### Records provided
* START *

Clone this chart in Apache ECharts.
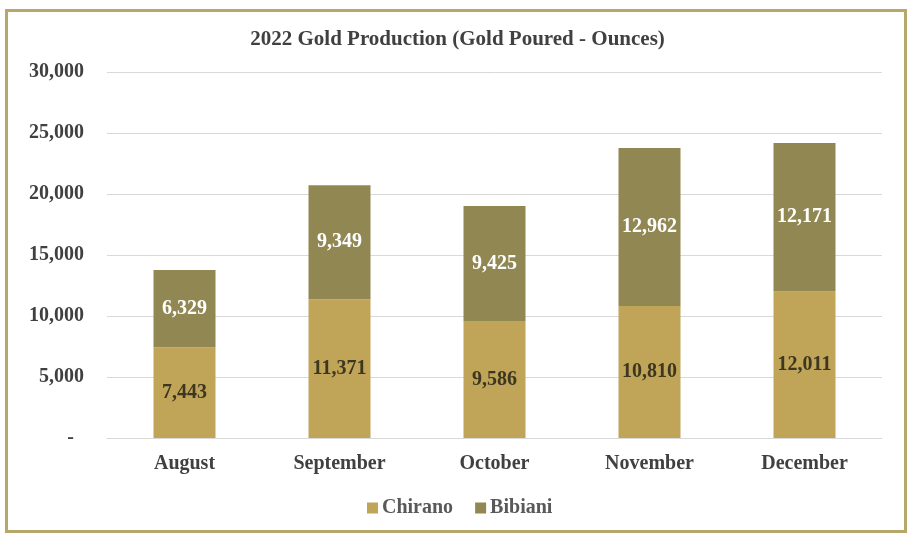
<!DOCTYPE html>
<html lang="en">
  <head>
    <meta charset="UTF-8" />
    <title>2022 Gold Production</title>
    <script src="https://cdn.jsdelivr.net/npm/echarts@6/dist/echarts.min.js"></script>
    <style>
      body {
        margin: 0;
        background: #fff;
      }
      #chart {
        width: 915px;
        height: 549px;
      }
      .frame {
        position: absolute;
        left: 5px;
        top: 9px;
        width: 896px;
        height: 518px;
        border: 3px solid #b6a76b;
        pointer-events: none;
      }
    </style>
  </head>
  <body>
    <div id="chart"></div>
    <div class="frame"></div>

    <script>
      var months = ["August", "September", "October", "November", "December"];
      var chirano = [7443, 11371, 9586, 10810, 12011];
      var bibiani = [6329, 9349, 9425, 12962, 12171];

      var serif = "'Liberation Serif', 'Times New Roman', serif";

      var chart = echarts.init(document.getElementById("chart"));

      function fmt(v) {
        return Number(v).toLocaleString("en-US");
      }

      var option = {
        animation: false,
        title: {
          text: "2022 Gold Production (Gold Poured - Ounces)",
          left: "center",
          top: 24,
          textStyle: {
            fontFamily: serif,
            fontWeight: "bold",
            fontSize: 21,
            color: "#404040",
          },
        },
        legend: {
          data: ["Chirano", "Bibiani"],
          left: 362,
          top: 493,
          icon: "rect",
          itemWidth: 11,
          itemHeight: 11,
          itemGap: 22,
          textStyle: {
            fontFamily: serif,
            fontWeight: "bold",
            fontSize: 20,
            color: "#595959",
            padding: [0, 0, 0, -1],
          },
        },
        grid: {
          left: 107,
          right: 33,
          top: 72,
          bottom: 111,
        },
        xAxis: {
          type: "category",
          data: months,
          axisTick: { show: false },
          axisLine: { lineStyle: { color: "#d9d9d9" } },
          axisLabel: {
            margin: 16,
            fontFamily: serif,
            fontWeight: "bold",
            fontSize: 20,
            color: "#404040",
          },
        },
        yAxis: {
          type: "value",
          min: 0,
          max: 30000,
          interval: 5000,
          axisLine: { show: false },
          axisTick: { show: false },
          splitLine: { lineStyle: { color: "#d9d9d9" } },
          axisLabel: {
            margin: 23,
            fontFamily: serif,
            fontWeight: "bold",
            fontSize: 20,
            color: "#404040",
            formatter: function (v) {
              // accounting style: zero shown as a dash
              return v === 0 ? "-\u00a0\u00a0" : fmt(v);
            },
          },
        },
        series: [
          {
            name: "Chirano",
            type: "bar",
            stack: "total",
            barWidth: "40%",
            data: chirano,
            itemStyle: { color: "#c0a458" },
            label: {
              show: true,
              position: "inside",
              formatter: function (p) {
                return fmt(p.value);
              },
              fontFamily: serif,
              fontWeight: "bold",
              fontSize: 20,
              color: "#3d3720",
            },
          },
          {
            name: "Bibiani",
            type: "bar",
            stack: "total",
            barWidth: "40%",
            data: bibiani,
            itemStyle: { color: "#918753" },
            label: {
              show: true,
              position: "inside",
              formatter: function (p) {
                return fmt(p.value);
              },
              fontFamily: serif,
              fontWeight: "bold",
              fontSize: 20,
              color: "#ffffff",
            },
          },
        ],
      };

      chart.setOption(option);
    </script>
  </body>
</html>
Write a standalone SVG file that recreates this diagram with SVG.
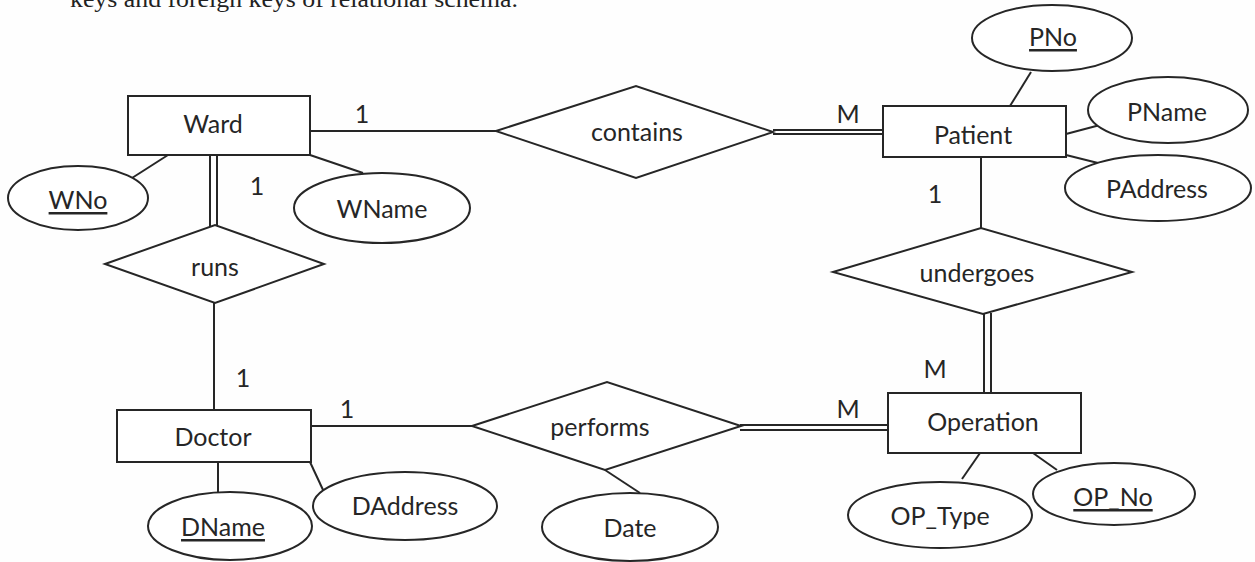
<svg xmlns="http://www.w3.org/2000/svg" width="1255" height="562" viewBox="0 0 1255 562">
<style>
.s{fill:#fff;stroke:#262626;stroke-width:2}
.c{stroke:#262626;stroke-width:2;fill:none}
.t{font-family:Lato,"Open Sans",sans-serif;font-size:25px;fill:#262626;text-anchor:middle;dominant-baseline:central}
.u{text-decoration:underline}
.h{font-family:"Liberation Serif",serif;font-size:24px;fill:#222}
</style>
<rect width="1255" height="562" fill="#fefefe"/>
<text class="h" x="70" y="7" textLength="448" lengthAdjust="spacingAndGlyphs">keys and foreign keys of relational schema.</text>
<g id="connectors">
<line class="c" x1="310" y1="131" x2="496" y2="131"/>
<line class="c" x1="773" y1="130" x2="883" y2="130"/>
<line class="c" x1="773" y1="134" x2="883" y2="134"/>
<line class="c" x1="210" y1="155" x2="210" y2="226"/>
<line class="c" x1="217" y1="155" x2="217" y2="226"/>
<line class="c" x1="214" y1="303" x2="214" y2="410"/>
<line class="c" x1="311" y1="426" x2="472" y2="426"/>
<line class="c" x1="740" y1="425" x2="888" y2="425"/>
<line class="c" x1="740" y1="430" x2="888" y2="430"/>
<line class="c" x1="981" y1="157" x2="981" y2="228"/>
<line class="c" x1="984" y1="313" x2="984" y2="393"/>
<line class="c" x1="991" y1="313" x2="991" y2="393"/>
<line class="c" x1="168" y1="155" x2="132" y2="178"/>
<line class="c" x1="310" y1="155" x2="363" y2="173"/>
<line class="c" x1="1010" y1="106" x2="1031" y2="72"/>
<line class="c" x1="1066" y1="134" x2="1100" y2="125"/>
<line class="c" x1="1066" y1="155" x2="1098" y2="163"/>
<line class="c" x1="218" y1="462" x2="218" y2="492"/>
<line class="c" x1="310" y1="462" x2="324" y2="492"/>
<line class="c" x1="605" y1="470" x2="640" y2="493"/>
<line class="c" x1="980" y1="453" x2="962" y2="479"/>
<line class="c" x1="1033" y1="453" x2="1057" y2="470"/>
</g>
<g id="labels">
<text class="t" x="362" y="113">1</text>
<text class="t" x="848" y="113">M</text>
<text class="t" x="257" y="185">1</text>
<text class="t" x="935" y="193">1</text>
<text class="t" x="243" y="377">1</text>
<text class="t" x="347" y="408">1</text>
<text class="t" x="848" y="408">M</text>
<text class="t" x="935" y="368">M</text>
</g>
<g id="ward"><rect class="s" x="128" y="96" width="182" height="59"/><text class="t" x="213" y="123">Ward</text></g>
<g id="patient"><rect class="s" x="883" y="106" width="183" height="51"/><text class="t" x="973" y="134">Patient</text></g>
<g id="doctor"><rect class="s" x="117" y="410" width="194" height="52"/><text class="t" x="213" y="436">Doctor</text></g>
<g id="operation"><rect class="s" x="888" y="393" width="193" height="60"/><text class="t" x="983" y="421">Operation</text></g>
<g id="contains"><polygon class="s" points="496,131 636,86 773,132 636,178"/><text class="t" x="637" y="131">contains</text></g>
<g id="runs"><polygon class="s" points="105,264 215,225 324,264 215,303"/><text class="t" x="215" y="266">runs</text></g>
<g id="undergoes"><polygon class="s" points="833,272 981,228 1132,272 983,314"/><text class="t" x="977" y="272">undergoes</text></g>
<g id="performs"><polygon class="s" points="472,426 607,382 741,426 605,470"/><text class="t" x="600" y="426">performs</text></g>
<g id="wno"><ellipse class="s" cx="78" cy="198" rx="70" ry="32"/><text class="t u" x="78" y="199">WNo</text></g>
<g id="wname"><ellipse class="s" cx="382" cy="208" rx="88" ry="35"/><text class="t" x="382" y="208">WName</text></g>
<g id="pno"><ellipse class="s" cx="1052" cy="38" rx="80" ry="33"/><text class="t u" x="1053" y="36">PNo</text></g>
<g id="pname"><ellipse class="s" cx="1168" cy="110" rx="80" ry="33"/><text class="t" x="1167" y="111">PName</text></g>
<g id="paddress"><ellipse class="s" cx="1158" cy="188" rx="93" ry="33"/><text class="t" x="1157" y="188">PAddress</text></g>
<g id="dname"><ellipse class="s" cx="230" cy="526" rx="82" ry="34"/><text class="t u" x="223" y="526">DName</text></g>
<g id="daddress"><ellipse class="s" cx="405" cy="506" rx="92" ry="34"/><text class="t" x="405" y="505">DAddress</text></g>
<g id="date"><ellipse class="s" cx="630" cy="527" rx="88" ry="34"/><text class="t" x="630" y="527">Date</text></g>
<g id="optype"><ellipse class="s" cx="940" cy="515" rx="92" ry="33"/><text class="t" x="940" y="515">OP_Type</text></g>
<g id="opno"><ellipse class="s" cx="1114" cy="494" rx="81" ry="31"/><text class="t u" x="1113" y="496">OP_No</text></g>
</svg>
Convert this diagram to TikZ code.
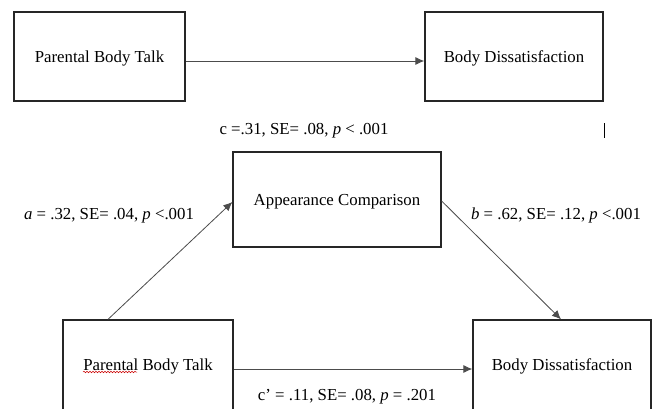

* END *

### What the task requires
From the records above, pull out each line that has "this".

### Task output
Clone this chart in Apache ECharts.
Write a standalone SVG file that recreates this diagram with SVG.
Convert this diagram to TikZ code.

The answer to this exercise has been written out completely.